▶ **AIM OF THE TASK**:
Transcribe every line from the top down to the line with "ctx.strokeRect(6.75, 12.75, chart.width", both ends included, but not the pictures.

▶ **AVAILABLE DATA**:

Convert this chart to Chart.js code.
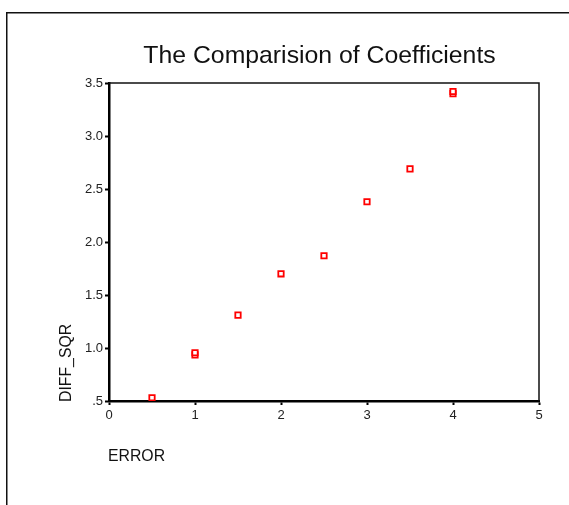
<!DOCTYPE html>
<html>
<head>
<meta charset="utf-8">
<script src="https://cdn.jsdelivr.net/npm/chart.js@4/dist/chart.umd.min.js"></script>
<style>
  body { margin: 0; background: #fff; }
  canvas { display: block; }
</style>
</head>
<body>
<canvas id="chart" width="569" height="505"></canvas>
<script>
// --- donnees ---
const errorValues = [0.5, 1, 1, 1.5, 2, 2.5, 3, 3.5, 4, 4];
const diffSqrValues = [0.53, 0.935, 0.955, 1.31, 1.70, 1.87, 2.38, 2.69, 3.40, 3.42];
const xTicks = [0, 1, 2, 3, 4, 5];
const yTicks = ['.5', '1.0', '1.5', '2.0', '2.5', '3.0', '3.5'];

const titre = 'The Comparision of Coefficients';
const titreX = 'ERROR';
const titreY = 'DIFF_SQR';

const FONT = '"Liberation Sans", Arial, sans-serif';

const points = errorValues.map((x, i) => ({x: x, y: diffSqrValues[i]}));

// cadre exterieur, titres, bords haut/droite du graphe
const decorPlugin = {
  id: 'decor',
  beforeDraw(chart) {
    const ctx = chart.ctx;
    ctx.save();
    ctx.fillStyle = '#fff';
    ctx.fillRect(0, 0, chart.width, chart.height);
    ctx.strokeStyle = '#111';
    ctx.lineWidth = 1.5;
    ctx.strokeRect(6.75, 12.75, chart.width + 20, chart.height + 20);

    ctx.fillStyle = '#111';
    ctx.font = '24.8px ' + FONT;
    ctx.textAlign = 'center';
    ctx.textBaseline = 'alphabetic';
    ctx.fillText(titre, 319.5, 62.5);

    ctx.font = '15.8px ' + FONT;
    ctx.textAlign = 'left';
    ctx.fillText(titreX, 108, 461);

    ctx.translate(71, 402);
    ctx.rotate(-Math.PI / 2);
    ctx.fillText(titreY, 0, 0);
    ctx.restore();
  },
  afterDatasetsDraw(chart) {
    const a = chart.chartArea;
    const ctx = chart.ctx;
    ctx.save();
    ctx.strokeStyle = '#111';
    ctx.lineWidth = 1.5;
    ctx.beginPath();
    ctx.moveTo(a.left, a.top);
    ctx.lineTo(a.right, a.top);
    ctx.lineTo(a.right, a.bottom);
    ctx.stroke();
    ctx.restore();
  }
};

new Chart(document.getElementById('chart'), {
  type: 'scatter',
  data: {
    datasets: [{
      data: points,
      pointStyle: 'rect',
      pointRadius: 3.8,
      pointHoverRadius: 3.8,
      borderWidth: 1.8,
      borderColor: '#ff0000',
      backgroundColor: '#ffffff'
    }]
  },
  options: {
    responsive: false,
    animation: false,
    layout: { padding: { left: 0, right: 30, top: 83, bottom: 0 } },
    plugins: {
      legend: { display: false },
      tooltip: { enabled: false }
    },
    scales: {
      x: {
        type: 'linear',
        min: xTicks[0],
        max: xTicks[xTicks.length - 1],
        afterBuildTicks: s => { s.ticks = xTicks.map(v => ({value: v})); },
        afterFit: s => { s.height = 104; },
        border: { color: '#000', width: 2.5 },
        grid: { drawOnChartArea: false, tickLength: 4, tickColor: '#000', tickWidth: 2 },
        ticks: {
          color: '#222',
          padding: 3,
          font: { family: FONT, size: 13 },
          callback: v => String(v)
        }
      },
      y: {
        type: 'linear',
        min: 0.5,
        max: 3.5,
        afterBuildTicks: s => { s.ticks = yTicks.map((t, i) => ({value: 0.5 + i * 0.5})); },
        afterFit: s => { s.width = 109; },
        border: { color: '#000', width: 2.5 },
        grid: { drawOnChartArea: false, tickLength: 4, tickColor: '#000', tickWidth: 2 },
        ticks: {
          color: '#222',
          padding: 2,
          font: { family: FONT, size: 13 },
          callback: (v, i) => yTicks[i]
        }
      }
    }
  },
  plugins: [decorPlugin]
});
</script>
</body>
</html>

▶ **SOLUTION BELOW**:
Convert this chart to Chart.js code.
<!DOCTYPE html>
<html>
<head>
<meta charset="utf-8">
<script src="https://cdn.jsdelivr.net/npm/chart.js@4/dist/chart.umd.min.js"></script>
<style>
  body { margin: 0; background: #fff; }
  canvas { display: block; }
</style>
</head>
<body>
<canvas id="chart" width="569" height="505"></canvas>
<script>
// --- donnees ---
const errorValues = [0.5, 1, 1, 1.5, 2, 2.5, 3, 3.5, 4, 4];
const diffSqrValues = [0.53, 0.935, 0.955, 1.31, 1.70, 1.87, 2.38, 2.69, 3.40, 3.42];
const xTicks = [0, 1, 2, 3, 4, 5];
const yTicks = ['.5', '1.0', '1.5', '2.0', '2.5', '3.0', '3.5'];

const titre = 'The Comparision of Coefficients';
const titreX = 'ERROR';
const titreY = 'DIFF_SQR';

const FONT = '"Liberation Sans", Arial, sans-serif';

const points = errorValues.map((x, i) => ({x: x, y: diffSqrValues[i]}));

// cadre exterieur, titres, bords haut/droite du graphe
const decorPlugin = {
  id: 'decor',
  beforeDraw(chart) {
    const ctx = chart.ctx;
    ctx.save();
    ctx.fillStyle = '#fff';
    ctx.fillRect(0, 0, chart.width, chart.height);
    ctx.strokeStyle = '#111';
    ctx.lineWidth = 1.5;
    ctx.strokeRect(6.75, 12.75, chart.width + 20, chart.height + 20);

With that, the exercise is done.